Si probáramos a hacer cosas nuevas, a lo mejor nos damos cuenta de que la hipótesis estaba equivocada. Pero no podemos porque en el fondo creemos que si probamos vamos a tener que cambiar y si cambiamos, ya no sabremos quienes seremos. Y más y más en el fondo, está escondido a creer que si cambiamos de verdad, nuestros padres no nos querrán. Porque en el fondo, la personalidad adaptativa que hicimos, el ego, pretendía intentar cambiar a nuestros padres para que nos quisieran bien y nos pudiéramos sentir por fin niños buenos, queridos, protegidos, respetados y valorados en su justa medida. Y en esas seguimos sin darnos cuenta, aunque seamos cincuentones o nuestros pobres progenitores lleven muertos veinte años. Perdonarlos, comprender lo que a ellos les hicieron, amarlos pese a sus déficits, ser compasivos con ellos y sobre todo, dejar de pedirles inconscientemente lo que nunca nos darán es parte del trabajo que nos arregla a nosotros mismos.

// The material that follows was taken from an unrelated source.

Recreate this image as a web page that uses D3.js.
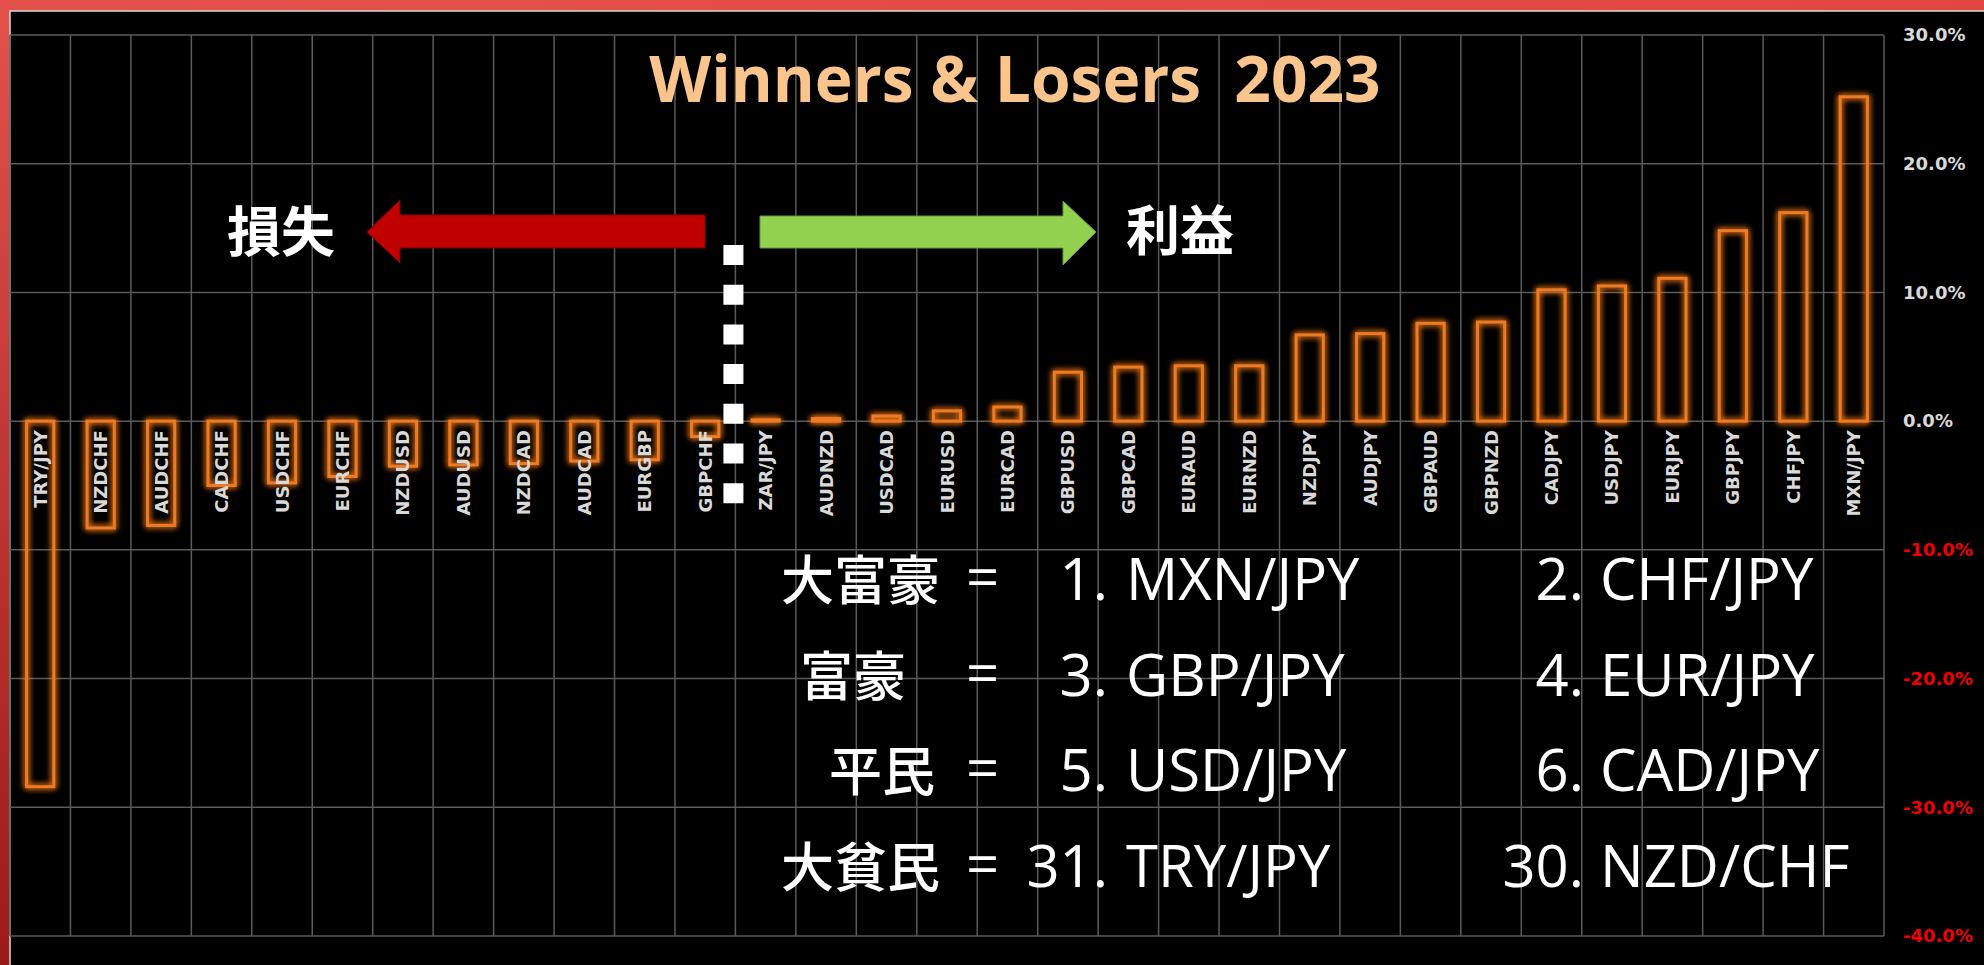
<!DOCTYPE html>
<meta charset="utf-8">
<style>
  body { margin: 0; background: #000; }
  .grid line { stroke: #5a5a5a; stroke-width: 1.5px; }
  .bar { fill: none; stroke: #f07a22; stroke-width: 3px; }
  .cat { fill: #d9d9d9; font-family: "DejaVu Sans", sans-serif; font-weight: bold; font-size: 18px; }
  .ylab text { font-family: "DejaVu Sans", sans-serif; font-weight: bold; font-size: 18px; }
  .big { fill: #fff; font-family: "Open Sans", "Noto Sans CJK JP", sans-serif; font-weight: 500; font-size: 58px; }
  .jp { fill: #fff; font-family: "Noto Sans CJK JP", sans-serif; font-weight: 500; font-size: 53px; }
</style>
<body>
<script src="https://d3js.org/d3.v7.min.js"></script>
<script>
  // currency pairs, sorted loser -> winner
  var pairs = ["TRY/JPY", "NZDCHF", "AUDCHF", "CADCHF", "USDCHF", "EURCHF", "NZDUSD", "AUDUSD",
    "NZDCAD", "AUDCAD", "EURGBP", "GBPCHF", "ZAR/JPY", "AUDNZD", "USDCAD", "EURUSD", "EURCAD",
    "GBPUSD", "GBPCAD", "EURAUD", "EURNZD", "NZDJPY", "AUDJPY", "GBPAUD", "GBPNZD", "CADJPY",
    "USDJPY", "EURJPY", "GBPJPY", "CHFJPY", "MXN/JPY"];
  // yearly change, %
  var change = [-28.4, -8.3, -8.1, -5.0, -4.8, -4.3, -3.5, -3.4, -3.3, -3.1, -3.0, -1.2,
    0.1, 0.2, 0.4, 0.8, 1.1, 3.8, 4.2, 4.3, 4.3, 6.7, 6.8, 7.6, 7.7, 10.2, 10.5, 11.1, 14.8, 16.2, 25.2];
  var yTicks = [30, 20, 10, 0, -10, -20, -30, -40];

  var title = "Winners & Losers  2023";
  var rankLabels = ["大富豪", "富豪", "平民", "大貧民"];
  var rankLeft = ["1.", "3.", "5.", "31."];
  var pairLeft = ["MXN/JPY", "GBP/JPY", "USD/JPY", "TRY/JPY"];
  var rankRight = ["2.", "4.", "6.", "30."];
  var pairRight = ["CHF/JPY", "EUR/JPY", "CAD/JPY", "NZD/CHF"];

  var W = 1984, H = 965;
  var plot = { left: 10, right: 1884, top: 35, bottom: 936 };

  var svg = d3.select("body").append("svg")
    .attr("width", W)
    .attr("height", H);

  var defs = svg.append("defs");
  var grad = defs.append("linearGradient").attr("id", "frame")
    .attr("x1", "1").attr("y1", "0").attr("x2", "0").attr("y2", "1");
  grad.append("stop").attr("offset", "0").attr("stop-color", "#e2473f");
  grad.append("stop").attr("offset", "0.5").attr("stop-color", "#e4514a");
  grad.append("stop").attr("offset", "1").attr("stop-color", "#9a1a1a");

  var glow = defs.append("filter").attr("id", "glow")
    .attr("x", "-50%").attr("y", "-10%").attr("width", "200%").attr("height", "120%");
  glow.append("feGaussianBlur").attr("in", "SourceGraphic").attr("stdDeviation", 3).attr("result", "b");
  var merge = glow.append("feMerge");
  merge.append("feMergeNode").attr("in", "b");
  merge.append("feMergeNode").attr("in", "b");
  merge.append("feMergeNode").attr("in", "SourceGraphic");

  // red frame + black panel
  svg.append("rect").attr("width", W).attr("height", H).attr("fill", "url(#frame)");
  svg.append("rect").attr("x", 10).attr("y", 11).attr("width", W - 10).attr("height", H - 11)
    .attr("fill", "#000");
  svg.append("path").attr("d", "M10," + H + "V11H" + W)
    .attr("fill", "none").attr("stroke", "#d8d8d8").attr("stroke-width", 1.5);

  var x = d3.scaleBand().domain(pairs).range([plot.left, plot.right]).padding(0);
  var y = d3.scaleLinear().domain([-40, 30]).range([plot.bottom, plot.top]);

  // grid
  var grid = svg.append("g").attr("class", "grid");
  grid.selectAll(".h").data(yTicks).enter().append("line")
    .attr("x1", plot.left).attr("x2", plot.right)
    .attr("y1", function (d) { return y(d); }).attr("y2", function (d) { return y(d); });
  var edges = pairs.map(function (p) { return x(p); }).concat([plot.right]);
  grid.selectAll(".v").data(edges).enter().append("line")
    .attr("x1", function (d) { return d; }).attr("x2", function (d) { return d; })
    .attr("y1", plot.top).attr("y2", plot.bottom);

  // right axis
  var axis = svg.append("g").attr("class", "ylab")
    .attr("transform", "translate(" + plot.right + ",0)")
    .call(d3.axisRight(y).tickValues(yTicks).tickSize(0).tickPadding(19)
      .tickFormat(function (d) { return d.toFixed(1) + "%"; }));
  axis.select(".domain").remove();
  axis.selectAll("text").attr("fill", function (d) { return d < 0 ? "#f00000" : "#d9d9d9"; });

  // bars
  var data = pairs.map(function (p, i) { return { pair: p, v: change[i] }; });
  var bw = x.bandwidth() * 0.45;
  svg.append("g").attr("filter", "url(#glow)")
    .selectAll("rect").data(data).enter().append("rect")
    .attr("class", "bar")
    .attr("x", function (d) { return x(d.pair) + (x.bandwidth() - bw) / 2; })
    .attr("width", bw)
    .attr("y", function (d) { return y(Math.max(0, d.v)); })
    .attr("height", function (d) { return Math.abs(y(d.v) - y(0)); });

  // category labels
  svg.append("g").selectAll("text").data(data).enter().append("text")
    .attr("class", "cat")
    .attr("text-anchor", "end")
    .attr("dominant-baseline", "central")
    .attr("transform", function (d) {
      return "translate(" + (x(d.pair) + x.bandwidth() / 2) + "," + (y(0) + 9) + ") rotate(-90)";
    })
    .text(function (d) { return d.pair; });

  // title
  svg.append("text")
    .attr("x", 1015).attr("y", 102)
    .attr("text-anchor", "middle")
    .style("white-space", "pre")
    .style("font-family", "'Open Sans', sans-serif").style("font-weight", "bold")
    .style("font-size", "64px").attr("fill", "#f9c58c")
    .text(title);

  // arrows
  svg.append("path")
    .attr("d", "M705,215H400V200L367,232L400,263V248H705Z")
    .attr("fill", "#c00000").attr("stroke", "#8a0000").attr("stroke-width", 1);
  svg.append("path")
    .attr("d", "M760,216H1063V201L1096,232L1063,265V248H760Z")
    .attr("fill", "#92d050").attr("stroke", "#5f9b33").attr("stroke-width", 1);
  svg.append("text").attr("x", 227).attr("y", 252)
    .style("font-family", "Noto Sans CJK JP").style("font-weight", "bold").style("font-size", "54px")
    .attr("fill", "#fff").text("損失");
  svg.append("text").attr("x", 1126).attr("y", 251)
    .style("font-family", "Noto Sans CJK JP").style("font-weight", "bold").style("font-size", "54px")
    .attr("fill", "#fff").text("利益");

  // divider between losers and winners
  var split = x(pairs[change.findIndex(function (v) { return v > 0; })]);
  svg.append("line")
    .attr("x1", split - 2).attr("x2", split - 2)
    .attr("y1", 245).attr("y2", 505)
    .attr("stroke", "#fff").attr("stroke-width", 20)
    .attr("stroke-dasharray", "20,19.7");

  // ranking notes
  var rowY = [600, 696, 791, 887];
  var rowX = [781, 800, 829, 781];
  rankLabels.forEach(function (lab, i) {
    svg.append("text").attr("class", "jp").attr("x", rowX[i]).attr("y", rowY[i]).text(lab);
    svg.append("text").attr("class", "big").attr("x", 966).attr("y", rowY[i] - 2).text("=");
    svg.append("text").attr("class", "big").attr("x", 1108).attr("y", rowY[i])
      .attr("text-anchor", "end").text(rankLeft[i]);
    svg.append("text").attr("class", "big").attr("x", 1126).attr("y", rowY[i]).text(pairLeft[i]);
    svg.append("text").attr("class", "big").attr("x", 1584).attr("y", rowY[i])
      .attr("text-anchor", "end").text(rankRight[i]);
    svg.append("text").attr("class", "big").attr("x", 1600).attr("y", rowY[i]).text(pairRight[i]);
  });
</script>
</body>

La vida, cuyo orden y sabiduría es inimaginable tiene un mecanismo para hacernos sentir si estamos en la línea de su orden o no: el sufrimiento adulto. El estado emocional que tenemos de fondo no se basa tanto en lo que nos pasa, si no que es fruto del juicio moral que hacemos de nosotros mismos, de nuestro propio comportamiento: tenemos un radar interior que no deja de mirar si estamos siguiendo nuestra intuición o no, si estamos actuando en nuestro bien y en el de los demás, si somos honestos con nosotros mismos y buscamos y decimos la verdad, si somos justos, si somos valientes… y si la respuesta a ese juicio es NO, entonces nos sentimos mal, nos deprimimos, nos culpamos, estamos ansiosos y tensos.
El sufrimiento de fondo, no el de los disgustos del momento, es el despertador que nos azuza para que nos busquemos, nos comprendamos, nos replanteemos y nos reformemos a la búsqueda de ser cada día más de verdad nosotros mismos y estar alineados con el bien común y con el amor. Y si no lo seguimos, nuestro propio radar nos da más dosis de sufrimiento y la vida otro ciclo de repetición del problema hasta que nos demos cuenta. El universo no tiene prisa. Él es el tiempo y el espacio, la luz, la verdad y la vida.